The award recognizes the three scientists’ “groundbreaking contributions to our understanding of complex physical systems”. As for Parisi, an eclectic physicist whose research work has covered areas such as fundamental particles, condensed matter, statistical physics and disordered materials, the Nobel committee has highlighted his contributions to “the discovery of the interplay of disorder and fluctuations in physical systems from atomic to planetary scales”.

“I was very happy and I was not really expecting it,” Parisi told reporters after the announcement. “I was really very happy. I knew there was some non-negligible possibility.”

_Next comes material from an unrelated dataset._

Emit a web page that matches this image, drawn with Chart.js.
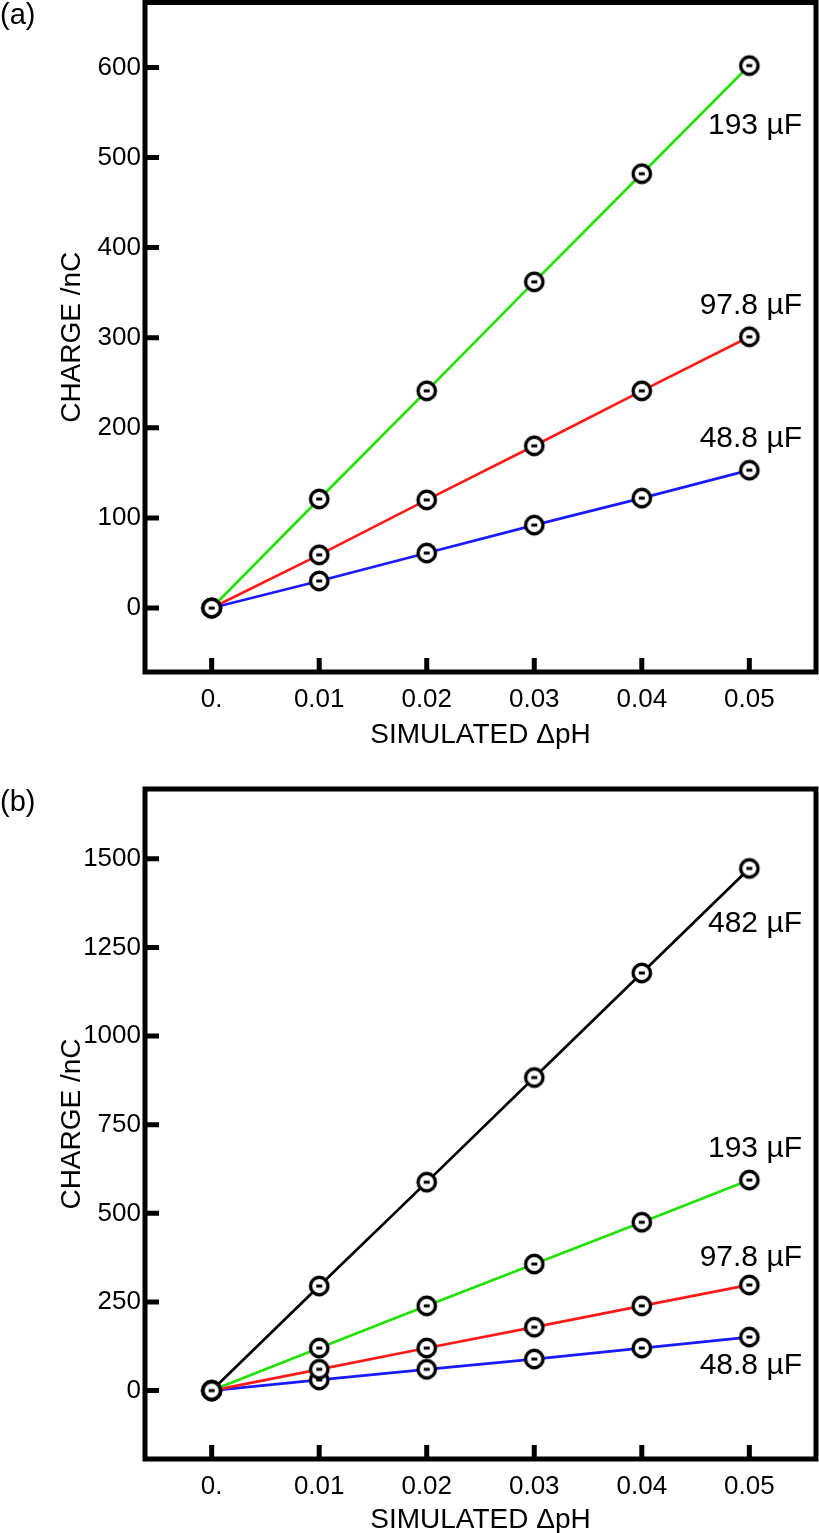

The study of complex physical systems has applications ranging from neuroscience to biology and machine learning. But in the press release accompanying the announcement, the Nobel Committee for Physics highlighted one complex system in particular: the Earth’s climate. “The discoveries being recognised this year demonstrate that our knowledge about the climate rests on a solid scientific foundation, based on a rigorous analysis of observations” said Thors Hans Hansson, chair of the Committee. “This year’s Laureates have all contributed to us gaining deeper insight into the properties and evolution of complex physical systems”.

Parisi, who is 73, is the sixth Italian scientist to win the Physics Nobel Prize, after Guglielmo Marconi (1909), Enrico Fermi (1938), Emilio Segré (1959), Carlo Rubbia (1984) and Riccardo Giacconi (2002).